Let us just imagine for a second that other Canadians experienced something like their own workplace, that they were about to sit down for a meeting, but it was running a little late. So the boss stormed into the room, swore at people, and then grabbed another colleague and pull them over to the table by the arm forcefully. What would happen? I think we all know what would happen.
From the beginning, from the very first day, in fact, we have all had the sneaking suspicion that the Prime Minister thinks that the opposition is a bit of an inconvenience, or perhaps an annoyance and in the way of his plans. I would like him to re-evaluate that view because I and we, just like him, were elected to be here.
The House belongs to the people, not us, not me, and not him.
The behaviour that we have seen displayed over the last few months, whether it is the eye rolls, or the mocking of some of our members, or the sticking out of the tongue or what happened last night, it is unbecoming. It is unbecoming of all members, but obviously unbecoming of a Prime Minister. His actions last night and behaviour are worthy of the strongest condemnation of the House.
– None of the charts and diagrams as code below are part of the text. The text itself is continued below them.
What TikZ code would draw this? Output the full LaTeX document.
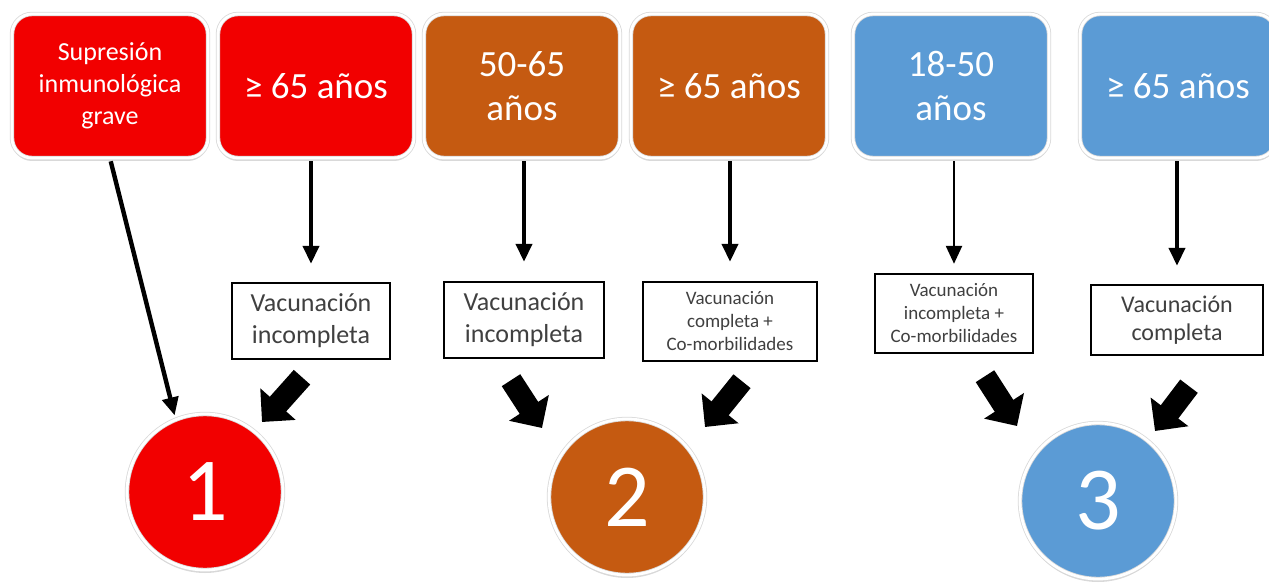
\documentclass[tikz,border=0pt]{standalone}
\usepackage{fontspec}
\setmainfont{Carlito}
\usetikzlibrary{arrows.meta}
\usetikzlibrary{positioning}
\usetikzlibrary{shadows}
\usetikzlibrary{calc}

\definecolor{riskred}{RGB}{242,0,0}
\definecolor{riskbrown}{RGB}{197,90,17}
\definecolor{riskblue}{RGB}{91,155,213}
\definecolor{vacgray}{RGB}{64,64,64}

\tikzset{
  agebox/.style={rounded corners=10pt, draw=black!15, line width=0.4pt,
    double=white, double distance=1.4pt,
    minimum width=98pt, minimum height=72pt, align=center, text=white,
    font=\fontsize{18.5}{22}\selectfont,
    drop shadow={shadow xshift=0pt, shadow yshift=-1.5pt, opacity=0.3}},
  vacbox/.style={draw=black, line width=1.2pt, fill=white, align=center,
    text=vacgray, inner sep=0pt},
  prio/.style={circle, draw=black!15, line width=0.4pt, double=white,
    double distance=1.4pt, minimum size=78pt,
    inner sep=0pt, text=white, font=\fontsize{45}{45}\selectfont,
    drop shadow={shadow xshift=0pt, shadow yshift=-1.5pt, opacity=0.3}},
  flow/.style={-{Triangle[width=8pt,length=9pt]}, line width=2pt},
  bigarrow/.style={-{Triangle[width=23pt,length=12pt]}, line width=11pt}
}

\begin{document}
\begin{tikzpicture}[x=0.5pt, y=-0.5pt]
  \useasboundingbox (0,0) rectangle (1269,583);

  \def\topy{86}

  % age groups
  \node[agebox, fill=riskred, font=\fontsize{13}{16}\selectfont] (t1) at (110,\topy) {Supresión\\inmunológica\\grave};
  \node[agebox, fill=riskred] (t2) at (316,\topy) {≥ 65 años};
  \node[agebox, fill=riskbrown] (t3) at (522,\topy) {50-65\\años};
  \node[agebox, fill=riskbrown] (t4) at (729,\topy) {≥ 65 años};
  \node[agebox, fill=riskblue] (t5) at (951,\topy) {18-50\\años};
  \node[agebox, fill=riskblue] (t6) at (1178,\topy) {≥ 65 años};

  % vaccination state
  \node[vacbox, minimum width=79pt, minimum height=38pt, font=\fontsize{13}{16}\selectfont] (v1) at (311,321) {Vacunación\\incompleta};
  \node[vacbox, minimum width=80pt, minimum height=38pt, font=\fontsize{13}{16}\selectfont] (v2) at (524,320) {Vacunación\\incompleta};
  \node[vacbox, minimum width=87pt, minimum height=39.5pt, font=\fontsize{9.5}{11.5}\selectfont] (v3) at (730,321.5) {Vacunación\\completa +\\Co-morbilidades};
  \node[vacbox, minimum width=79pt, minimum height=39.5pt, font=\fontsize{9.5}{11.5}\selectfont] (v4) at (954,313.5) {Vacunación\\incompleta +\\Co-morbilidades};
  \node[vacbox, minimum width=86pt, minimum height=35pt, font=\fontsize{12}{14}\selectfont] (v5) at (1177,320) {Vacunación\\completa};

  % priority groups
  \node[prio, fill=riskred] (c1) at (205,492) {1};
  \node[prio, fill=riskbrown] (c2) at (627,497) {2};
  \node[prio, fill=riskblue] (c3) at (1098,501) {3};

  % thin arrows
  \draw[flow, line width=2.2pt, shorten <=1.5pt, shorten >=2pt] (t1.south) -- (c1.112);
  \draw[flow, shorten <=1.5pt, shorten >=9pt] (t2.south -| v1.north) -- (v1.north);
  \draw[flow, shorten <=1.5pt, shorten >=9.5pt] (t3.south -| v2.north) -- (v2.north);
  \draw[flow, shorten <=1.5pt, shorten >=9.5pt] (t4.south -| v3.north) -- (v3.north);
  \draw[flow, line width=1.2pt, shorten <=1.5pt, shorten >=4.5pt] (t5.south -| v4.north) -- (v4.north);
  \draw[flow, shorten <=1.5pt, shorten >=9pt] (t6.south -| v5.north) -- (v5.north);

  % block arrows
  \draw[bigarrow] ([shift={(-9,17)}]v1.south) -- ([shift={(57,-70)}]c1.center);
  \draw[bigarrow] ([shift={(-13,21)}]v2.south) -- ([shift={(-85,-69)}]c2.center);
  \draw[bigarrow] ([shift={(12,19)}]v3.south) -- ([shift={(78,-70)}]c2.center);
  \draw[bigarrow] ([shift={(31,22)}]v4.south) -- ([shift={(-81,-75)}]c3.center);
  \draw[bigarrow] ([shift={(12,30)}]v5.south) -- ([shift={(57,-70)}]c3.center);
\end{tikzpicture}
\end{document}
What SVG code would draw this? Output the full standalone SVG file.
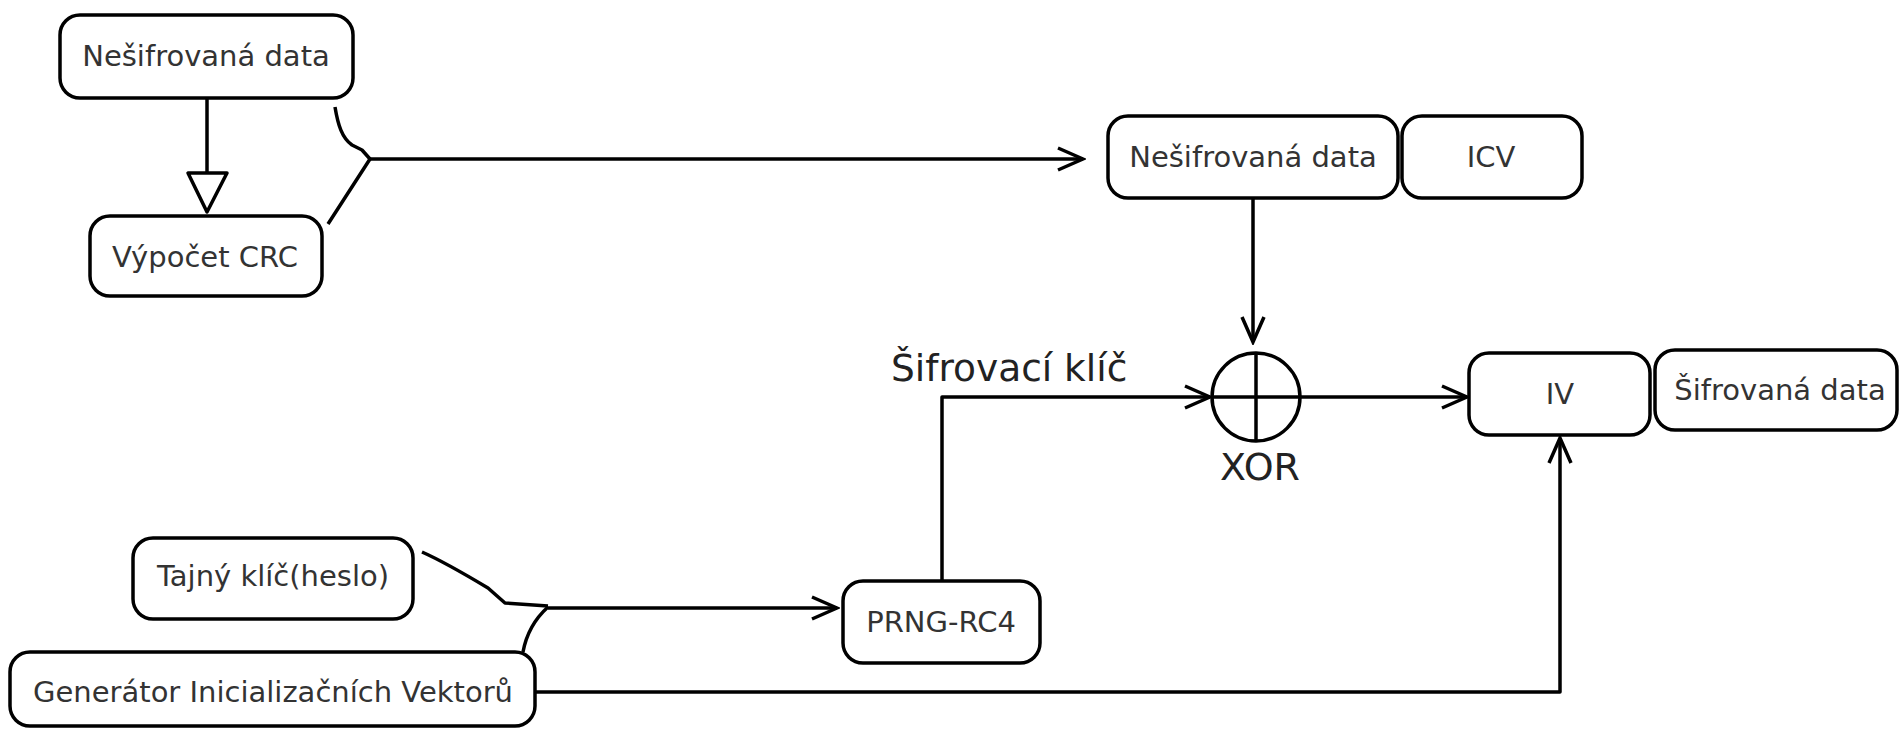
<svg xmlns="http://www.w3.org/2000/svg" width="1901" height="729" viewBox="0 0 1901 729">
<style>
.box{fill:#fff;stroke:#000;stroke-width:3.5}
.lbl{font-family:"DejaVu Sans","Liberation Sans",sans-serif;font-size:29px;fill:#333;text-anchor:middle}
.big{font-family:"DejaVu Sans","Liberation Sans",sans-serif;font-size:37.5px;fill:#222}
.ln{fill:none;stroke:#000;stroke-width:3.5;stroke-linejoin:round}
</style>
<defs>
<marker id="arr" markerUnits="userSpaceOnUse" viewBox="-28 -14 31 28" markerWidth="31" markerHeight="28" refX="0" refY="0" orient="auto">
<path d="M-25,-11 L0,0 L-25,11" fill="none" stroke="#000" stroke-width="3.5"/>
</marker>
</defs>
<rect width="1901" height="729" fill="#fff"/>
<g id="connectors">
<line class="ln" x1="207" y1="98" x2="207" y2="173"/>
<polygon class="ln" points="188,173 227,173 207,212" style="fill:#fff"/>
<path class="ln" d="M335,107 C338,125 342,138 352,145 L362,150 L370,159 Q350,190 328,224"/>
<line class="ln" x1="370" y1="159" x2="1083" y2="159" marker-end="url(#arr)"/>
<line class="ln" x1="1253" y1="198" x2="1253" y2="342" marker-end="url(#arr)"/>
<polyline class="ln" points="942,581 942,397 1210,397" marker-end="url(#arr)"/>
<line class="ln" x1="1300" y1="397" x2="1467" y2="397" marker-end="url(#arr)"/>
<polyline class="ln" points="535,692 1560,692 1560,438" marker-end="url(#arr)"/>
<path class="ln" d="M422,552 C440,560 468,576 488,588 L505,603 L548,606"/>
<path class="ln" d="M548,607 Q528,625 523,652"/>
<line class="ln" x1="548" y1="608" x2="837" y2="608" marker-end="url(#arr)"/>
</g>
<g id="n-plain1"><rect class="box" x="60" y="15" width="293" height="83" rx="20"/><text class="lbl" x="206" y="66">Nešifrovaná data</text></g>
<g id="n-crc"><rect class="box" x="90" y="216" width="232" height="80" rx="20"/><text class="lbl" x="205" y="267">Výpočet CRC</text></g>
<g id="n-plain2"><rect class="box" x="1108" y="116" width="290" height="82" rx="20"/><text class="lbl" x="1253" y="167">Nešifrovaná data</text></g>
<g id="n-icv"><rect class="box" x="1402" y="116" width="180" height="82" rx="20"/><text class="lbl" x="1491" y="167">ICV</text></g>
<g id="n-xor"><circle cx="1256" cy="397" r="44" fill="none" stroke="#000" stroke-width="3.5"/><line class="ln" x1="1256" y1="353" x2="1256" y2="441"/><line class="ln" x1="1212" y1="397" x2="1300" y2="397"/><text class="big" x="1260" y="480" text-anchor="middle" style="font-size:38px">XOR</text></g>
<g id="n-key"><text class="big" x="891" y="381">Šifrovací klíč</text></g>
<g id="n-iv"><rect class="box" x="1469" y="353" width="181" height="82" rx="20"/><text class="lbl" x="1560" y="404">IV</text></g>
<g id="n-enc"><rect class="box" x="1655" y="350" width="242" height="80" rx="20"/><text class="lbl" x="1780" y="400">Šifrovaná data</text></g>
<g id="n-prng"><rect class="box" x="843" y="581" width="197" height="82" rx="20"/><text class="lbl" x="941" y="632">PRNG-RC4</text></g>
<g id="n-secret"><rect class="box" x="133" y="538" width="280" height="81" rx="20"/><text class="lbl" x="273" y="586">Tajný klíč(heslo)</text></g>
<g id="n-gen"><rect class="box" x="10" y="652" width="525" height="74" rx="20"/><text class="lbl" x="273" y="702">Generátor Inicializačních Vektorů</text></g>
</svg>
However, beyond that, only six months into its existence, the entire government's approach to this place and its members need a serious re-evaluation.
I implore the Prime Minister to now take a step back and work with all members of the House to ensure that our privileges are respected, that our voices are heard, and that our votes are counted.
Nothing can change what he did last night, the offence he caused all members, and indeed all Canadians. How he chooses to conduct himself from this point forward will determine the result of this Parliament.
What happened last night is not for us to fix, it is for him to fix, and he can do that. I have no doubt that we will see another apology, but those words have to be backed by action, action that demonstrates there has been a lesson learned.
It would be a good time to let members speak on the very few pieces of legislation that the government has, without the threat of closure over their heads.
It would be a good time for the Liberals to withdraw their extreme and aggressive motion to strip the opposition of any tools to hold the government to account.
More important, it would be a good time to show some respect for the democratic voice of Canadians when it comes to changing the way we vote in our country.
I know the government has repeatedly dismissed the idea of a referendum, using the absurd reason that a referendum somehow does not include every Canadian.
It is insulting. When the Prime Minister shows arrogance or dismissiveness or the disrespect that he showed us last night, there should be no surprise when the government follows.
This is an opportunity for the government to reverse course.
It is time to put an end to this dismissive, arrogant, and disrespectful attitude toward members, right here and right now.
The Prime Minister has two options. He can continue on his current path of an unprecedented, unilateral takeover of the House, to which I can assure him we will not be intimidated into submission or silence, or he can work with us. He can work with the House to ensure that we take the appropriate time to study and debate what comes before us by respecting the important role that the opposition plays in our parliamentary democracy rather than brushing us off as an inconvenience to his agenda.
It is our sincere hope that he chooses the second option and restores the dignity and humility to the office that he holds.